:: Collected data ::
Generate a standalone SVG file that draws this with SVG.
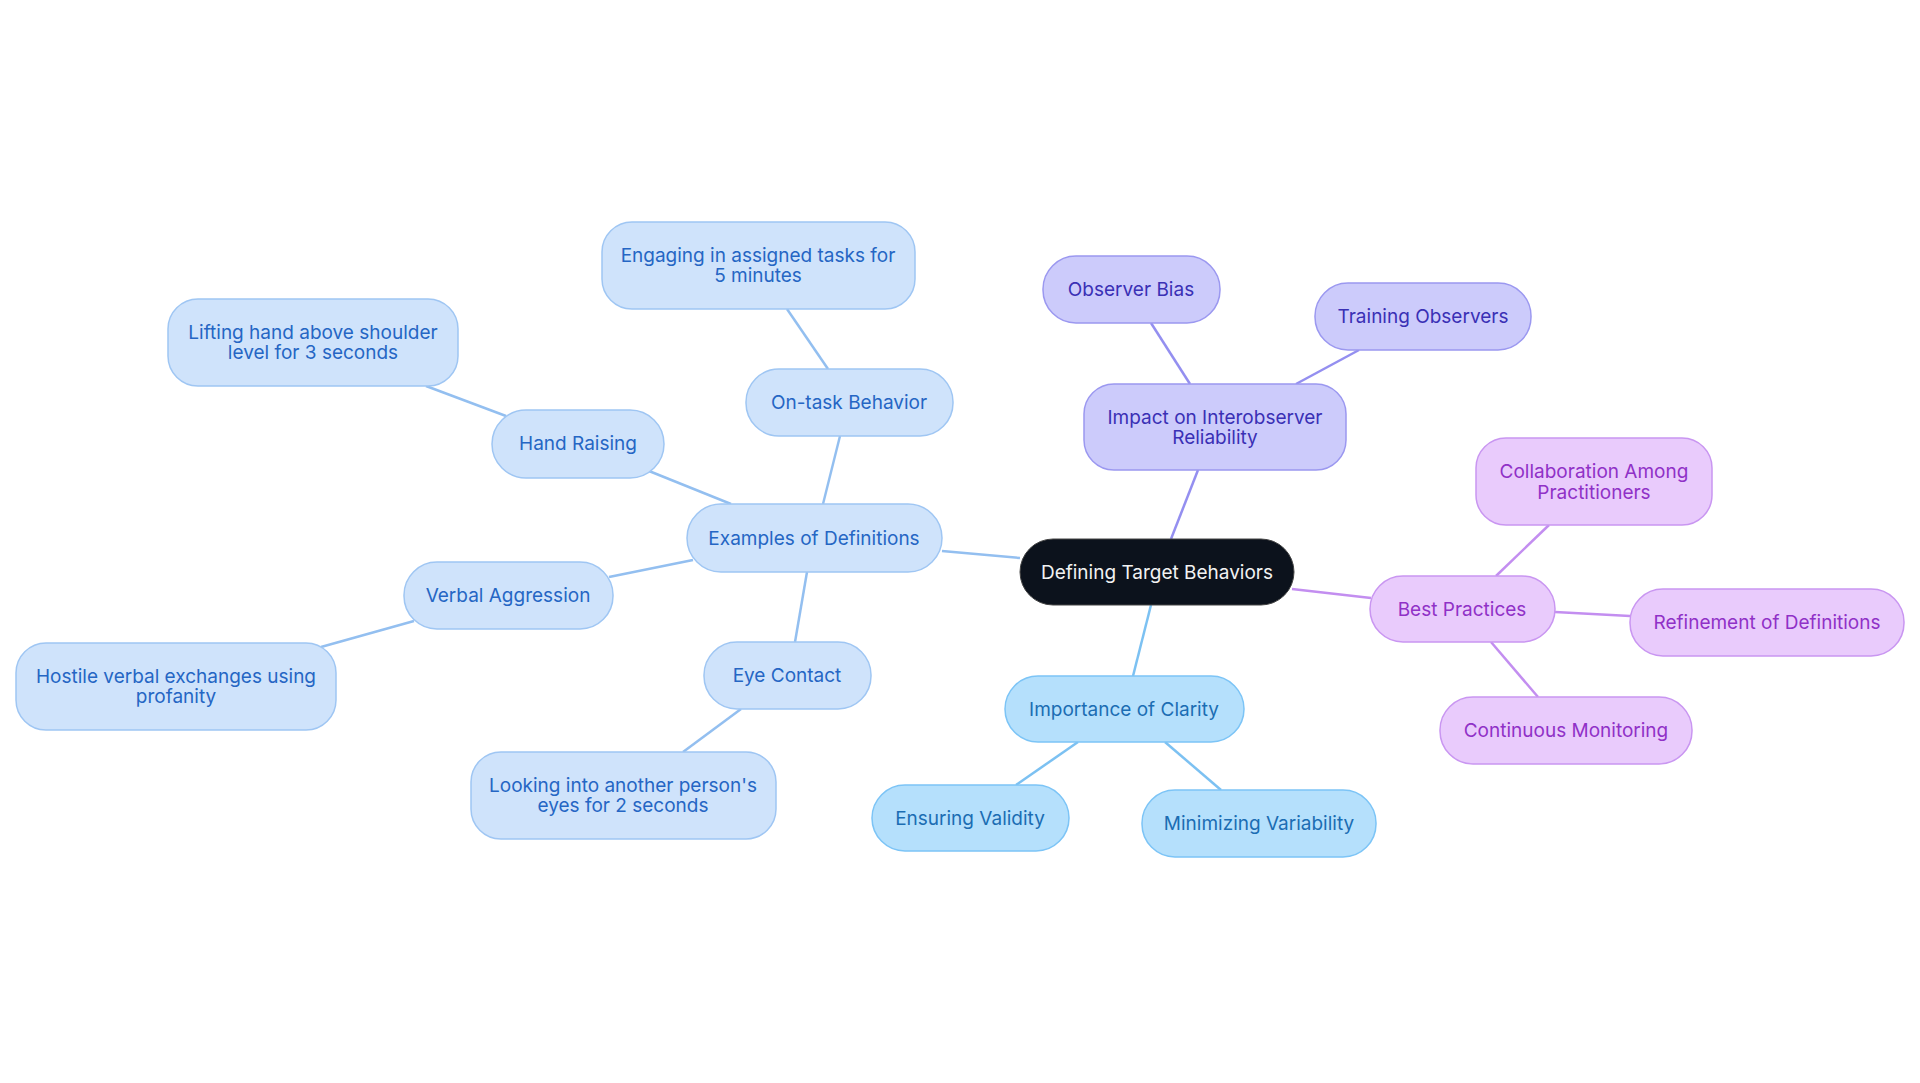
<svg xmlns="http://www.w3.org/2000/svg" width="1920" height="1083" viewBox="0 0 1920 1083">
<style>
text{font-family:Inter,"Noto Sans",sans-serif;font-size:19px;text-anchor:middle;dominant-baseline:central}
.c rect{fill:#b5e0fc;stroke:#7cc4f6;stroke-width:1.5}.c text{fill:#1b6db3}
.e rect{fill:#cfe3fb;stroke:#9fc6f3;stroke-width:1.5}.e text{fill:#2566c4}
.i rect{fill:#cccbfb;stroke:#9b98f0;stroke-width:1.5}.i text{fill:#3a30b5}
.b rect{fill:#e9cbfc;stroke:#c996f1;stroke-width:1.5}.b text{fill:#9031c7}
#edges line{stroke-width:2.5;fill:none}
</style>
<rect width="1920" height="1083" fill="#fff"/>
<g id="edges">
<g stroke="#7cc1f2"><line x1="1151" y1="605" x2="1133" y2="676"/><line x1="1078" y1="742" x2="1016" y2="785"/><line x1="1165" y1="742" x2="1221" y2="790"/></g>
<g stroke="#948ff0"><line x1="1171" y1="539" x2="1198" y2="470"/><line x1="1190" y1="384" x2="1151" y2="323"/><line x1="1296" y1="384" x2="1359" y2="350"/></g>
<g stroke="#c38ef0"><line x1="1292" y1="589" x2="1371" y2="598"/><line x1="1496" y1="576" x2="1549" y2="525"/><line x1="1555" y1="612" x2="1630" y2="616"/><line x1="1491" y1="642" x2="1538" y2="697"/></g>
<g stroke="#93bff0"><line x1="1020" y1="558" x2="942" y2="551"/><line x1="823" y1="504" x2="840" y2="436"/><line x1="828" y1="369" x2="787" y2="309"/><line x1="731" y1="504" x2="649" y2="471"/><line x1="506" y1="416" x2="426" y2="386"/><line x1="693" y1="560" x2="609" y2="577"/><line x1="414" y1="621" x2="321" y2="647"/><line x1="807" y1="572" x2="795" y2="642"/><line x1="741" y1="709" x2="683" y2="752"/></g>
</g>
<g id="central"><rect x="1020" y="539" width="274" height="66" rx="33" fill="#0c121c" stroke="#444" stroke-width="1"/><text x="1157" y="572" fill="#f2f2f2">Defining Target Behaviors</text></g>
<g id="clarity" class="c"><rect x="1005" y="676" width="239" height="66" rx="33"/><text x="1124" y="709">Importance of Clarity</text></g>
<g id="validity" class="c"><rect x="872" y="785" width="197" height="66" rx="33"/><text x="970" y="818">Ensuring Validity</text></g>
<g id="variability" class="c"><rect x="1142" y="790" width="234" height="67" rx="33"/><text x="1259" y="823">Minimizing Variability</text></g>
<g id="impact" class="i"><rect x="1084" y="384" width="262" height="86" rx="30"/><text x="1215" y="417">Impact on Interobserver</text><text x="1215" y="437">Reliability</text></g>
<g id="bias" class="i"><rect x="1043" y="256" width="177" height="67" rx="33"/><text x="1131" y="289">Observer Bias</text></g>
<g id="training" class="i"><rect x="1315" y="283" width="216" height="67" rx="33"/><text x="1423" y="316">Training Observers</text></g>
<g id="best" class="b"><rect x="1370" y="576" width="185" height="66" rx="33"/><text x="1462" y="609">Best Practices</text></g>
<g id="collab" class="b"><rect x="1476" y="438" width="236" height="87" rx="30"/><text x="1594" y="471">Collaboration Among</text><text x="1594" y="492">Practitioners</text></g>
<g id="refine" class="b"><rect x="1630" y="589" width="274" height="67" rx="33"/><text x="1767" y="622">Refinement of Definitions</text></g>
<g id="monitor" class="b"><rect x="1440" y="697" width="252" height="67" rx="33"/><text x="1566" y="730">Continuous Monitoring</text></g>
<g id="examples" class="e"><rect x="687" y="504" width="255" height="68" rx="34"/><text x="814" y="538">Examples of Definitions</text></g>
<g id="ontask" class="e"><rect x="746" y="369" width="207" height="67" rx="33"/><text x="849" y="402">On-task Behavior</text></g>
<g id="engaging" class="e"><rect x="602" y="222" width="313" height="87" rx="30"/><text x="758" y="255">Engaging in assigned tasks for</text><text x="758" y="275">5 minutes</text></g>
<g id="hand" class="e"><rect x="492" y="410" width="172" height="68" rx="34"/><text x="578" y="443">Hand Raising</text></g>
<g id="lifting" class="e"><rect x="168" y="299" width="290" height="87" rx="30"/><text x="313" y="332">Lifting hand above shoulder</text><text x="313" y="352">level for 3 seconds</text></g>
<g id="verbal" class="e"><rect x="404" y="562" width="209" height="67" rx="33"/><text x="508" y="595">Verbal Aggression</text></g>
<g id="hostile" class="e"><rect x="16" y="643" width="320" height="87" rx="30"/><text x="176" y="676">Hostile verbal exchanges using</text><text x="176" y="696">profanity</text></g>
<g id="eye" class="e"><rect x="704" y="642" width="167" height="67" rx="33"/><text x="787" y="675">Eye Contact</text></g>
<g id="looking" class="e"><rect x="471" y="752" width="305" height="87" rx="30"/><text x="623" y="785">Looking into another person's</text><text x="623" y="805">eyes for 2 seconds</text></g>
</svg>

:: What this task involves ::
Omit the pictures, and quote the material above exactly as given.

:: Answer to this problem ::
Generate a standalone SVG file that draws this with SVG.
<svg xmlns="http://www.w3.org/2000/svg" width="1920" height="1083" viewBox="0 0 1920 1083">
<style>
text{font-family:Inter,"Noto Sans",sans-serif;font-size:19px;text-anchor:middle;dominant-baseline:central}
.c rect{fill:#b5e0fc;stroke:#7cc4f6;stroke-width:1.5}.c text{fill:#1b6db3}
.e rect{fill:#cfe3fb;stroke:#9fc6f3;stroke-width:1.5}.e text{fill:#2566c4}
.i rect{fill:#cccbfb;stroke:#9b98f0;stroke-width:1.5}.i text{fill:#3a30b5}
.b rect{fill:#e9cbfc;stroke:#c996f1;stroke-width:1.5}.b text{fill:#9031c7}
#edges line{stroke-width:2.5;fill:none}
</style>
<rect width="1920" height="1083" fill="#fff"/>
<g id="edges">
<g stroke="#7cc1f2"><line x1="1151" y1="605" x2="1133" y2="676"/><line x1="1078" y1="742" x2="1016" y2="785"/><line x1="1165" y1="742" x2="1221" y2="790"/></g>
<g stroke="#948ff0"><line x1="1171" y1="539" x2="1198" y2="470"/><line x1="1190" y1="384" x2="1151" y2="323"/><line x1="1296" y1="384" x2="1359" y2="350"/></g>
<g stroke="#c38ef0"><line x1="1292" y1="589" x2="1371" y2="598"/><line x1="1496" y1="576" x2="1549" y2="525"/><line x1="1555" y1="612" x2="1630" y2="616"/><line x1="1491" y1="642" x2="1538" y2="697"/></g>
<g stroke="#93bff0"><line x1="1020" y1="558" x2="942" y2="551"/><line x1="823" y1="504" x2="840" y2="436"/><line x1="828" y1="369" x2="787" y2="309"/><line x1="731" y1="504" x2="649" y2="471"/><line x1="506" y1="416" x2="426" y2="386"/><line x1="693" y1="560" x2="609" y2="577"/><line x1="414" y1="621" x2="321" y2="647"/><line x1="807" y1="572" x2="795" y2="642"/><line x1="741" y1="709" x2="683" y2="752"/></g>
</g>
<g id="central"><rect x="1020" y="539" width="274" height="66" rx="33" fill="#0c121c" stroke="#444" stroke-width="1"/><text x="1157" y="572" fill="#f2f2f2">Defining Target Behaviors</text></g>
<g id="clarity" class="c"><rect x="1005" y="676" width="239" height="66" rx="33"/><text x="1124" y="709">Importance of Clarity</text></g>
<g id="validity" class="c"><rect x="872" y="785" width="197" height="66" rx="33"/><text x="970" y="818">Ensuring Validity</text></g>
<g id="variability" class="c"><rect x="1142" y="790" width="234" height="67" rx="33"/><text x="1259" y="823">Minimizing Variability</text></g>
<g id="impact" class="i"><rect x="1084" y="384" width="262" height="86" rx="30"/><text x="1215" y="417">Impact on Interobserver</text><text x="1215" y="437">Reliability</text></g>
<g id="bias" class="i"><rect x="1043" y="256" width="177" height="67" rx="33"/><text x="1131" y="289">Observer Bias</text></g>
<g id="training" class="i"><rect x="1315" y="283" width="216" height="67" rx="33"/><text x="1423" y="316">Training Observers</text></g>
<g id="best" class="b"><rect x="1370" y="576" width="185" height="66" rx="33"/><text x="1462" y="609">Best Practices</text></g>
<g id="collab" class="b"><rect x="1476" y="438" width="236" height="87" rx="30"/><text x="1594" y="471">Collaboration Among</text><text x="1594" y="492">Practitioners</text></g>
<g id="refine" class="b"><rect x="1630" y="589" width="274" height="67" rx="33"/><text x="1767" y="622">Refinement of Definitions</text></g>
<g id="monitor" class="b"><rect x="1440" y="697" width="252" height="67" rx="33"/><text x="1566" y="730">Continuous Monitoring</text></g>
<g id="examples" class="e"><rect x="687" y="504" width="255" height="68" rx="34"/><text x="814" y="538">Examples of Definitions</text></g>
<g id="ontask" class="e"><rect x="746" y="369" width="207" height="67" rx="33"/><text x="849" y="402">On-task Behavior</text></g>
<g id="engaging" class="e"><rect x="602" y="222" width="313" height="87" rx="30"/><text x="758" y="255">Engaging in assigned tasks for</text><text x="758" y="275">5 minutes</text></g>
<g id="hand" class="e"><rect x="492" y="410" width="172" height="68" rx="34"/><text x="578" y="443">Hand Raising</text></g>
<g id="lifting" class="e"><rect x="168" y="299" width="290" height="87" rx="30"/><text x="313" y="332">Lifting hand above shoulder</text><text x="313" y="352">level for 3 seconds</text></g>
<g id="verbal" class="e"><rect x="404" y="562" width="209" height="67" rx="33"/><text x="508" y="595">Verbal Aggression</text></g>
<g id="hostile" class="e"><rect x="16" y="643" width="320" height="87" rx="30"/><text x="176" y="676">Hostile verbal exchanges using</text><text x="176" y="696">profanity</text></g>
<g id="eye" class="e"><rect x="704" y="642" width="167" height="67" rx="33"/><text x="787" y="675">Eye Contact</text></g>
<g id="looking" class="e"><rect x="471" y="752" width="305" height="87" rx="30"/><text x="623" y="785">Looking into another person's</text><text x="623" y="805">eyes for 2 seconds</text></g>
</svg>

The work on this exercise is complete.